Provided information:
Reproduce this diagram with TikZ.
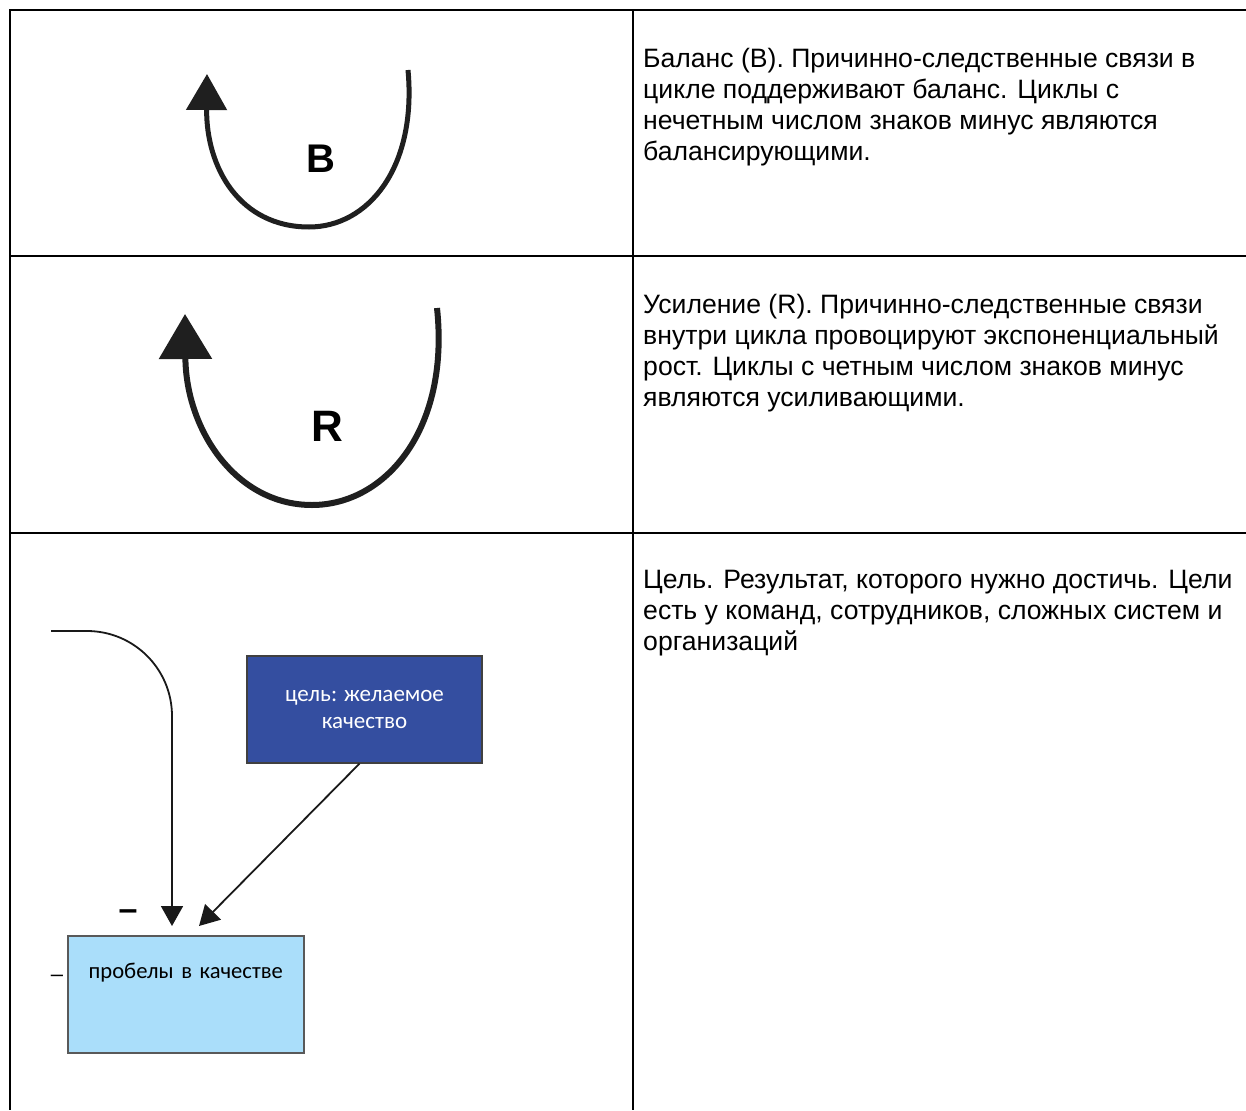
\documentclass[tikz,border=0pt]{standalone}
\usepackage{fontspec}
\setmainfont{Liberation Sans}
\newfontfamily\boxfont{Carlito}
\usetikzlibrary{arrows.meta}
\definecolor{goalblue}{RGB}{52,78,160}
\definecolor{gapblue}{RGB}{170,222,250}
\tikzset{tableline/.style={
  draw=black,
  line width=2pt,
  },
  celltext/.style={
  anchor=north west,
  inner sep=0pt,
  align=left,
  font=\fontsize{26.6}{31}\selectfont,
  },
  loopline/.style={
  draw=black!88,
  line width=5pt,
  -{Triangle[width=40pt,length=36pt]},
  },
  looplabel/.style={
  font=\bfseries\fontsize{40}{40}\selectfont,
  },
  goalbox/.style={
  draw=black!75,
  line width=1.2pt,
  fill=goalblue,
  text=white,
  align=center,
  minimum width=235pt,
  minimum height=107pt,
  font=\boxfont\fontsize{23}{27}\selectfont,
  },
  gapbox/.style={
  draw=black!65,
  line width=1.5pt,
  fill=gapblue,
  text=black,
  inner sep=0pt,
  align=center,
  text width=236pt,
  text height=43pt,
  text depth=74pt,
  font=\boxfont\fontsize{22.6}{24}\selectfont,
  },
  link/.style={
  draw=black!90,
  line width=1.8pt,
  -{Triangle[width=22pt,length=20pt]},
  },
}

\begin{document}
\begin{tikzpicture}[x=1pt,y=-1pt]
  \useasboundingbox (0,0) rectangle (1246,1110);

  \draw[tableline] (1246,10) -- (10,10) -- (10,1110);
  \draw[tableline] (633,10) -- (633,1110);
  \draw[tableline] (10,256) -- (1246,256);
  \draw[tableline] (10,533) -- (1246,533);

  \node[celltext] (btext) at (643,48) {Баланс (B). Причинно-следственные связи в\\
    цикле поддерживают баланс. Циклы с\\
    нечетным числом знаков минус являются\\
    балансирующими.};
  \node[celltext] (rtext) at (643,294) {Усиление (R). Причинно-следственные связи\\
    внутри цикла провоцируют экспоненциальный\\
    рост. Циклы с четным числом знаков минус\\
    являются усиливающими.};
  \node[celltext] (gtext) at (643,570) {Цель. Результат, которого нужно достичь. Цели\\
    есть у команд, сотрудников, сложных систем и\\
    организаций};

  \draw[loopline] (408,70) .. controls (417,168) and (368,227) .. (309,227)
    .. controls (240,227) and (206,168) .. (207,74);
  \node[looplabel] (bmark) at (321,159) {B};

  \draw[loopline, line width=6pt, -{Triangle[width=52pt,length=45pt]}]
    (437,308) .. controls (450,430) and (385,505) .. (312,505)
    .. controls (236,505) and (186,430) .. (185,314);
  \node[looplabel, font=\bfseries\fontsize{44}{44}\selectfont] (rmark) at (327,426) {R};

  \node[goalbox] (goal) at (364.5,709.5) {цель: желаемое\\ качество};
  \node[gapbox, anchor=north west] (gap) at (67,935) {пробелы в качестве};

  \coordinate (in) at (51,631);
  \draw[link, rounded corners=85pt, shorten >=9pt] (in) -| ([xshift=105pt]gap.north west);
  \draw[link] ([xshift=-5pt]goal.south) -- ([xshift=132pt,yshift=9pt]gap.north west);

  \node[font=\bfseries\fontsize{34}{34}\selectfont] (minusa) at (128,915) {–};
  \node[font=\fontsize{22}{22}\selectfont] (minusb) at (57,978) {–};
\end{tikzpicture}
\end{document}
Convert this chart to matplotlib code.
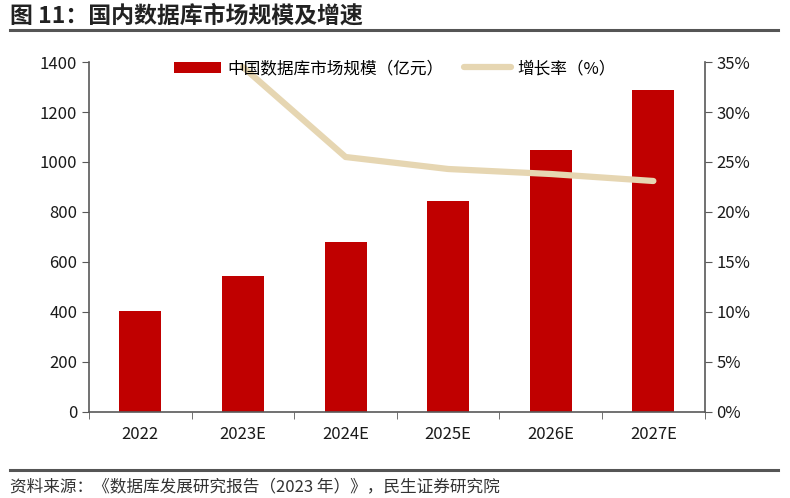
import matplotlib.pyplot as plt
from matplotlib.ticker import FuncFormatter

plt.rcParams['font.family'] = ['Noto Sans CJK SC', 'DejaVu Sans']

# 数据
years = ['2022', '2023E', '2024E', '2025E', '2026E', '2027E']
market_size = [403, 542, 680, 845, 1046, 1287]
growth_years = ['2023E', '2024E', '2025E', '2026E', '2027E']
growth_rate = [34.5, 25.5, 24.3, 23.8, 23.1]

bar_color = '#C00000'
line_color = '#E6D6B2'
axis_color = '#595959'

fig = plt.figure(figsize=(7.9, 4.98), dpi=100)
ax = fig.add_axes([0.1127, 0.1727, 0.7793, 0.7028])

x = list(range(len(years)))
bars = ax.bar(x, market_size, width=0.41, color=bar_color, label='中国数据库市场规模（亿元）', zorder=2)
ax.set_ylim(0, 1400)
ax.set_yticks(range(0, 1401, 200))
ax.set_xlim(-0.5, len(years) - 0.5)
ax.set_xticks(x)
ax.set_xticklabels(years)
ax.set_xticks([i - 0.5 for i in range(len(years) + 1)], minor=True)
ax.tick_params(axis='x', which='major', length=0, pad=10)
ax.tick_params(axis='x', which='minor', length=5, direction='out', color=axis_color)
ax.tick_params(axis='y', length=5, direction='out', color=axis_color)
ax.tick_params(labelsize=12, labelcolor='#1a1a1a')

ax2 = ax.twinx()
gx = [years.index(y) for y in growth_years]
line, = ax2.plot(gx, growth_rate, color=line_color, lw=4.5, solid_capstyle='round', label='增长率（%）', zorder=3)
ax2.set_ylim(0, 35)
ax2.set_yticks(range(0, 36, 5))
ax2.yaxis.set_major_formatter(FuncFormatter(lambda v, p: f'{int(v)}%'))
ax2.tick_params(axis='y', length=5, direction='out', color=axis_color, labelsize=12, labelcolor='#1a1a1a')

for a in (ax, ax2):
    a.spines['top'].set_visible(False)
    for s in ('left', 'right', 'bottom'):
        a.spines[s].set_color(axis_color)
        a.spines[s].set_linewidth(1.2)
ax.spines['right'].set_visible(False)
ax2.spines['left'].set_visible(False)
ax2.spines['bottom'].set_visible(False)

fig.legend([bars, line], ['中国数据库市场规模（亿元）', '增长率（%）'],
           loc='center', bbox_to_anchor=(0.5, 0.862), ncol=2, frameon=False,
           fontsize=12, handlelength=2.8, handleheight=0.7, columnspacing=1.2,
           handletextpad=0.4)

# 标题与来源
fig.text(0.013, 0.968, '图 11：国内数据库市场规模及增速', fontsize=16.5, fontweight='bold',
         color='#222222', va='center')
fig.add_artist(plt.Line2D([0.013, 0.985], [0.94, 0.94], color='#555555', lw=2.2))
fig.add_artist(plt.Line2D([0.013, 0.985], [0.057, 0.057], color='#555555', lw=2.2))
fig.text(0.013, 0.022, '资料来源：《数据库发展研究报告（2023 年）》，民生证券研究院',
         fontsize=12, color='#333333', va='center')

fig.savefig('out.png', dpi=100)
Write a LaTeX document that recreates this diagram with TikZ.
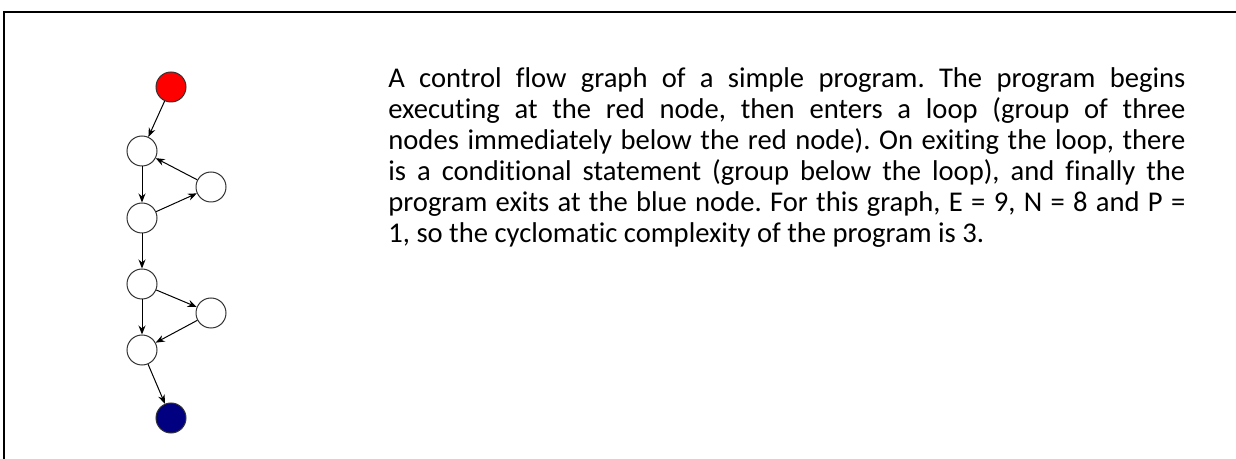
\documentclass[tikz,border=0pt]{standalone}
\usepackage{fontspec}
\setmainfont{Carlito}[Ligatures=NoCommon]
\usetikzlibrary{arrows.meta}
\definecolor{navyblue}{HTML}{000080}
\begin{document}
\begin{tikzpicture}[x=0.5pt,y=-0.5pt,
  vert/.style={circle,draw=black!80,line width=0.5pt,minimum size=15pt,inner sep=0pt,fill=white},
  edge/.style={draw=black,line width=0.5pt,-{Stealth[length=4.5pt,width=3.5pt]}},
  frame/.style={draw=black,line width=1pt}]
\useasboundingbox (0,0) rectangle (1236,459);
\draw[frame] (3.5,459) -- (3.5,12) -- (1236,12);
\node[vert,fill=red] (s) at (171,87) {};
\node[vert] (a) at (142,151) {};
\node[vert] (b) at (211,187) {};
\node[vert] (c) at (142,218) {};
\node[vert] (d) at (142,284) {};
\node[vert] (e) at (211,313) {};
\node[vert] (f) at (142,350) {};
\node[vert,fill=navyblue] (t) at (171,418) {};
\draw[edge] (s) -- (a);
\draw[edge] (a) -- (c);
\draw[edge] (b) -- (a);
\draw[edge] (c) -- (b);
\draw[edge] (c) -- (d);
\draw[edge] (d) -- (e);
\draw[edge] (d) -- (f);
\draw[edge] (e) -- (f);
\draw[edge] (f) -- (t);
\node[anchor=north west,inner sep=0pt,text width=398.5pt,align=justify,font=\fontsize{14.3}{15.5}\selectfont\frenchspacing] (txt) at (388,65.3)
{\strut A control flow graph of a simple program. The program begins\linebreak
executing at the red node, then enters a loop (group of three\linebreak
nodes immediately below the red node). On exiting the loop, there\linebreak
is a conditional statement (group below the loop), and finally the\linebreak
program exits at the blue node. For this graph, E = 9, N = 8 and P =\linebreak
1, so the cyclomatic complexity of the program is 3.};
\end{tikzpicture}
\end{document}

Exercise details: Give back exactly the lines from the one that holds "Convert this chart to matplotlib code." to the one that holds "ax = fig.add_axes([0.1127, 0.1727, 0.7793, 0.7028])", with both ends and without the images.

Task answer:
Convert this chart to matplotlib code.
import matplotlib.pyplot as plt
from matplotlib.ticker import FuncFormatter

plt.rcParams['font.family'] = ['Noto Sans CJK SC', 'DejaVu Sans']

# 数据
years = ['2022', '2023E', '2024E', '2025E', '2026E', '2027E']
market_size = [403, 542, 680, 845, 1046, 1287]
growth_years = ['2023E', '2024E', '2025E', '2026E', '2027E']
growth_rate = [34.5, 25.5, 24.3, 23.8, 23.1]

bar_color = '#C00000'
line_color = '#E6D6B2'
axis_color = '#595959'

fig = plt.figure(figsize=(7.9, 4.98), dpi=100)
ax = fig.add_axes([0.1127, 0.1727, 0.7793, 0.7028])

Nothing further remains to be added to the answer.